To evaluate the LSTM models’ computational time and costs the training times and stopping epochs were recorded. It is found that for SISO architectures with short time windows (12 h or one day), training of one epoch takes a shorter time (3 s and 8 s, respectively) compared to the SSIO model (21 s). As the window size increases to two days and a week, the training time per epoch (25 s and 61 s for 48 and 168 h, respectively) will be longer than the SSIO model. Note that this is not a strict performance timing test, and training time per epoch depends on the number of parameters of the network, batch size, and training strategy. However, the trend of SISO training time suggests its inefficiency. We believe that the training process of SISO architecture is more scalable since it allows larger batch sizes (this batch size is still small enough). However, as the length of time window increases, the extra computation required is going to offset the benefit of scalability at some point. Particularly, during the training of SISO168, we had to reduce the early stopping and maximum training epochs so that the training could be completed within the 24 h limits on TACC. Moreover, the longer time window means a larger memory requirement, which restricts the training batch size.
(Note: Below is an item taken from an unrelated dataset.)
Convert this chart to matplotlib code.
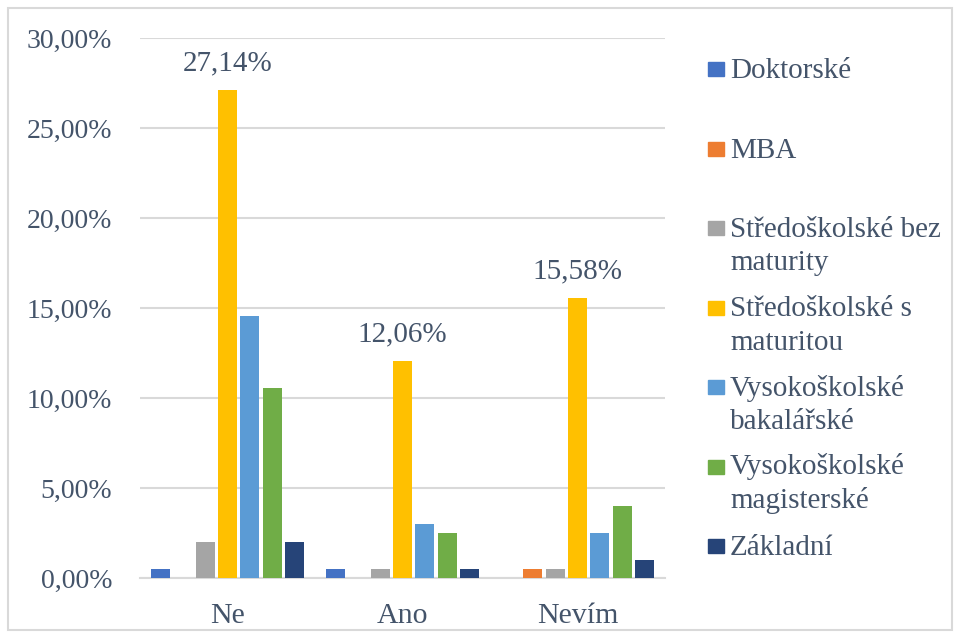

For example, setting the batch size to 4096 for SISO168 will exceed the GPU memory limit.

5 Conclusion

In this study, we have shown the superiority of synced sequence input and output (SSIO) LSTM architecture for hydrologic analysis over existing methods that use sequence input single output (SISO) architecture. The experimental results from real-world hydrologic data validated that SSIO architecture is not only more accurate but also consumes less computational resources. The advantage of SSIO architecture is especially significant under scenarios where fine temporal resolution is required. Hydrological related evaluation metrics show that the SSIO method has better performance from the hydrologic perspective. Moreover, our results show that particular rainfall events could affect the runoff process in the test watershed for at least a week. Thus, careful treatment of the long term dependency is necessary for fine temporal resolution RR modeling. To this end, we suggest that SSIO is a more suitable architecture for RNN-based RR modeling.